Red Cypress Brewery is a new brewery opening this weekend in Winter Springs, close to Orlando and the University of Central Florida.
I recently spoke with Ryan Parker, Red Cypress CEO and general manager about the brewery, the future, and not inviting demons into their tap room:
When did you first discover craft beer?
I discovered craft beer in college, but I really discovered what craft beer can be when my wife and I traveled out to Bend, Oregon. We got to tour Deschutes and visited their 10 bbl brewpub and really fell in love with the culture. This was one of the reasons that our taproom manager position was such an important hire for us because Andrea, our manager, worked for Tröegs and Widmer previously and really helped bring that culture to our company.

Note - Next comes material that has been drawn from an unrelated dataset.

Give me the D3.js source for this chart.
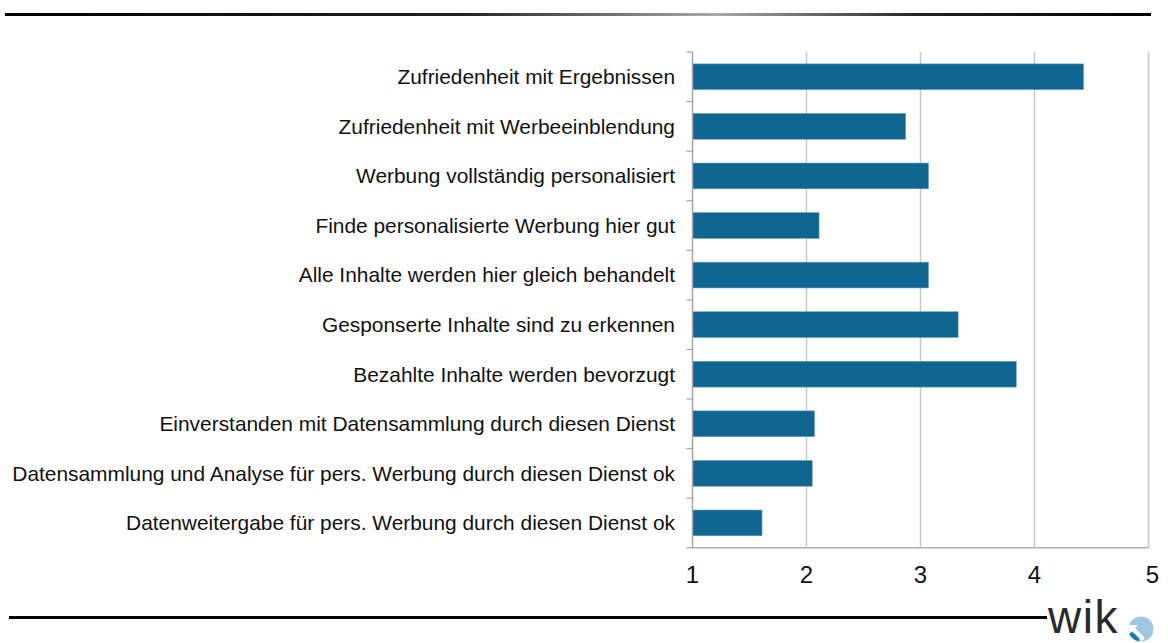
<!DOCTYPE html>
<html lang="de">
<head>
<meta charset="utf-8">
<script src="https://d3js.org/d3.v7.min.js"></script>
<style>
  body { margin: 0; background: #fff; font-family: "Liberation Sans", Arial, sans-serif; }
</style>
</head>
<body>
<div id="vis"></div>
<script>
// categories top to bottom
const categories = [
  "Zufriedenheit mit Ergebnissen",
  "Zufriedenheit mit Werbeeinblendung",
  "Werbung vollständig personalisiert",
  "Finde personalisierte Werbung hier gut",
  "Alle Inhalte werden hier gleich behandelt",
  "Gesponserte Inhalte sind zu erkennen",
  "Bezahlte Inhalte werden bevorzugt",
  "Einverstanden mit Datensammlung durch diesen Dienst",
  "Datensammlung und Analyse für pers. Werbung durch diesen Dienst ok",
  "Datenweitergabe für pers. Werbung durch diesen Dienst ok"
];
const values = [4.43, 2.87, 3.07, 2.11, 3.07, 3.33, 3.84, 2.07, 2.05, 1.61];
const ticks = [1, 2, 3, 4, 5];

const width = 1168, height = 643;
const margin = { top: 52, left: 692.5, right: 19.5, bottom: 95 };

const svg = d3.select('#vis').append('svg')
  .attr('width', width)
  .attr('height', height);

// gradient for the top rule (lighter in the middle)
const grad = svg.append('defs').append('linearGradient').attr('id', 'rule');
grad.append('stop').attr('offset', '0%').attr('stop-color', '#000');
grad.append('stop').attr('offset', '40%').attr('stop-color', '#222');
grad.append('stop').attr('offset', '62%').attr('stop-color', '#aaa');
grad.append('stop').attr('offset', '80%').attr('stop-color', '#222');
grad.append('stop').attr('offset', '100%').attr('stop-color', '#000');

svg.append('rect')
  .attr('x', 5).attr('y', 13).attr('width', 1146).attr('height', 3)
  .attr('fill', 'url(#rule)');

// bottom rule
svg.append('rect')
  .attr('x', 9).attr('y', 616).attr('width', 1038).attr('height', 3)
  .attr('fill', '#000');

const x = d3.scaleLinear()
  .domain([1, 5])
  .range([margin.left, width - margin.right]);

const y = d3.scaleBand()
  .domain(categories)
  .range([margin.top, height - margin.bottom - 0.3])
  .paddingInner(0.48)
  .paddingOuter(0.24);

// gridlines
svg.append('g')
  .selectAll('line')
  .data(ticks.slice(1))
  .join('line')
  .attr('x1', d => x(d)).attr('x2', d => x(d))
  .attr('y1', margin.top).attr('y2', y.range()[1])
  .attr('stroke', '#c9c9c9')
  .attr('stroke-width', 1.5);

// bars
svg.append('g')
  .selectAll('rect')
  .data(values)
  .join('rect')
  .attr('x', x(1))
  .attr('y', (d, i) => y(categories[i]))
  .attr('width', d => x(d) - x(1))
  .attr('height', y.bandwidth())
  .attr('fill', '#0f6791')
  .attr('stroke', '#6a9fbc')
  .attr('stroke-width', 0.6);

// y axis with tick marks at category boundaries
const step = y.step();
const bounds = d3.range(categories.length).map(i => y(categories[i]) - y.paddingOuter() * step);
const yAxis = svg.append('g');
yAxis.append('line')
  .attr('x1', x(1)).attr('x2', x(1))
  .attr('y1', margin.top).attr('y2', y.range()[1])
  .attr('stroke', '#a6a6a6').attr('stroke-width', 1.5);
yAxis.selectAll('.tk')
  .data(bounds)
  .join('line')
  .attr('x1', x(1) - 6).attr('x2', x(1))
  .attr('y1', d => d).attr('y2', d => d)
  .attr('stroke', '#a6a6a6').attr('stroke-width', 1.2);

// category labels
svg.append('g')
  .selectAll('text')
  .data(categories)
  .join('text')
  .attr('x', 675)
  .attr('y', d => y(d) + y.bandwidth() / 2)
  .attr('dy', '0.35em')
  .attr('text-anchor', 'end')
  .attr('font-size', 20.9)
  .attr('fill', '#111')
  .text(d => d);

// x axis
const xAxis = svg.append('g');
xAxis.append('line')
  .attr('x1', x(1) - 6).attr('x2', x(5))
  .attr('y1', y.range()[1]).attr('y2', y.range()[1])
  .attr('stroke', '#b0b0b0').attr('stroke-width', 1.5);
xAxis.selectAll('text')
  .data(ticks)
  .join('text')
  .attr('x', d => x(d) + (d === 5 ? 4 : 0))
  .attr('y', 583)
  .attr('text-anchor', 'middle')
  .attr('font-size', 24)
  .attr('fill', '#111')
  .text(d => d);

// logo
svg.append('text')
  .attr('x', 1048).attr('y', 633)
  .attr('font-size', 46)
  .attr('letter-spacing', 1.5)
  .attr('fill', '#2a2a2a')
  .text('wik');
const logo = svg.append('g').attr('transform', 'translate(1141,629)');
logo.append('circle').attr('r', 12.5).attr('fill', '#9dc8e2');
logo.append('path')
  .attr('d', 'M-12.5,2 A12.5,12.5 0 0 0 -2,12.5 L-2,6 Z')
  .attr('fill', '#1a7db0');
logo.append('path')
  .attr('d', 'M-13,-4 L-3,-4 L-6,-1 L4,9 L1,12 L-9,2 L-12,5 Z')
  .attr('fill', '#fff');
</script>
</body>
</html>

When did you start brewing?
I did some home-brewing, but I knew my skills weren’t up to par with the level of beer we want to produce so we hired a headbrewer. We were lucky enough to run into Garrett Ward, who learned to brew under Ron Raike at Cask and Larder and then came and joined us. He’s been producing phenomenal beer for us so far.
What would you say is your signature beer, and how did it come about?

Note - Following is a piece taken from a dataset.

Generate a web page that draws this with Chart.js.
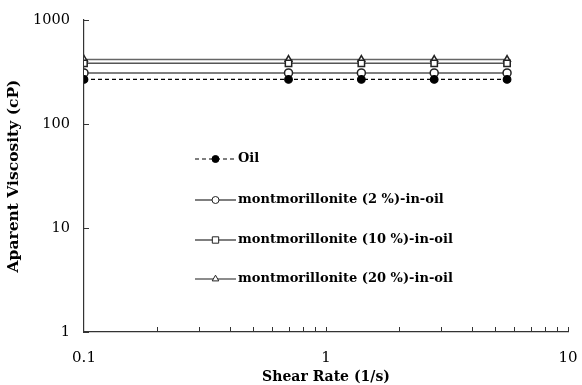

Right now I would say we actually have two signature beers, and they are polar opposites of each other. Our Devil’s Chair IPA is a really well balanced IPA, hoppy yet drinkable. We named it after the urban myth regarding the cemetery in Cassadaga, Fl.
(Editor Note: See below for his explanation of the Devil’s Chair myth.)
The second one would be our Death Roll milk stout, poured on nitro. It’s a sweet, clean, lower ABV milk stout that honestly reminds me of a milkshake.
You named a milk stout ‘Death Roll?’ How did you get that name?
With the darkness of the beer and foamy haze of the nitro pour, it reminded us of the water in the everglades. You can see the our logo for it on our website.
How did you come about finding your brewing space?
I’m not going to lie, that was a tough search. As a UCF alumni I wanted to be close to my alma mater, but between the two counties we were looking in, there was a ton of zoning laws we had to look into. Winter Springs ended up being a great fit because we are still close to campus, but the zoning allowed us to open without any issues or delays.
The other piece of that is that we wanted a lot of space. We ended up with over 12,500 square feet, but finding spaces that size were difficult. We ended up taking six units in the building we are in and just knocked down all of the walls.
Colleges are traditionally about beer consumption in quantities, not quality. How has the Knight community treated you?
The UCF community has been fantastic. We’ve had quite a few students and alumni in and I am working on a handful of ways on how we can involve students in our daily operations.
With the size of the facility you have, are you looking at canning/bottling/distribution?
Yes! We have space set aside for a canning line (should be in the second half of 2016). We are starting draft distribution in January for a seven county, Central Florida area.
How do you get inspiration in developing recipes and names for your beers?
We try to pull a lot of our names from Central Florida, be it locations or myths or whatever. The name “Devil’s Chair” is a myth about this brick chair in the Cassadaga cemetery, where if you leave an unopened beer on the chair at midnight, it’ll be empty but unopened the next morning.
We’re also releasing an imperial stout for our Grand Opening called “The Senator” which was the world’s largest and oldest cypress tree that lived 5 miles away from the brewery until it unfortunately burnt down a couple years.
We also try to pull local ingredients into our beer whenever possible. We just released a saison that we made with Florida orange peel. Our first beer was a brown that we brewed with 200 pounds of locally sourced wildflower honey.
What was the inspiration behind the name of your brewery?
The brewery name is along the same aspects of the beer names. We want to remind people that we are a Florida brewery and the cypress trees are an iconic image in the Central Florida area.
Do you think there’s any chance you would age some of your beers on cypress wood?
Possibly. I’d have to look more into it and see what flavors it would impart and which style that may work with. That being said, all of our flight paddles are custom made out of cypress wood so our beer does mingle quite frequently with cypress.
There are a lot of people getting interested in joining the craft beer industry. Do you have any advice for this people?
As breweries grow, there are going to be a lot more specialized jobs within them. There are a lot of things to do that don’t involve standing on the brewhouse stage. Think about what makes you valuable and then find a brewery that needs that skill set. Just an example, we’re getting ready to start building up our lab program. We’ll most likely be hiring someone with a biology degree to help us pull cultures, etc.
Do you see an end to the recent Florida craft beer boom?
Not at all. In fact, I think we’re going to only see it pick up from here over the next 5 years. Even though things have been doing well in Florida, we still are far behind most of the rest of the country. It’ll be a while before we catch up.
Once you open, will you put a growler of Devil’s Chair IPA on the Devil’s Chair to see if it works?
I might, but I’m afraid whoever drank it would end up stopping by the taproom for more.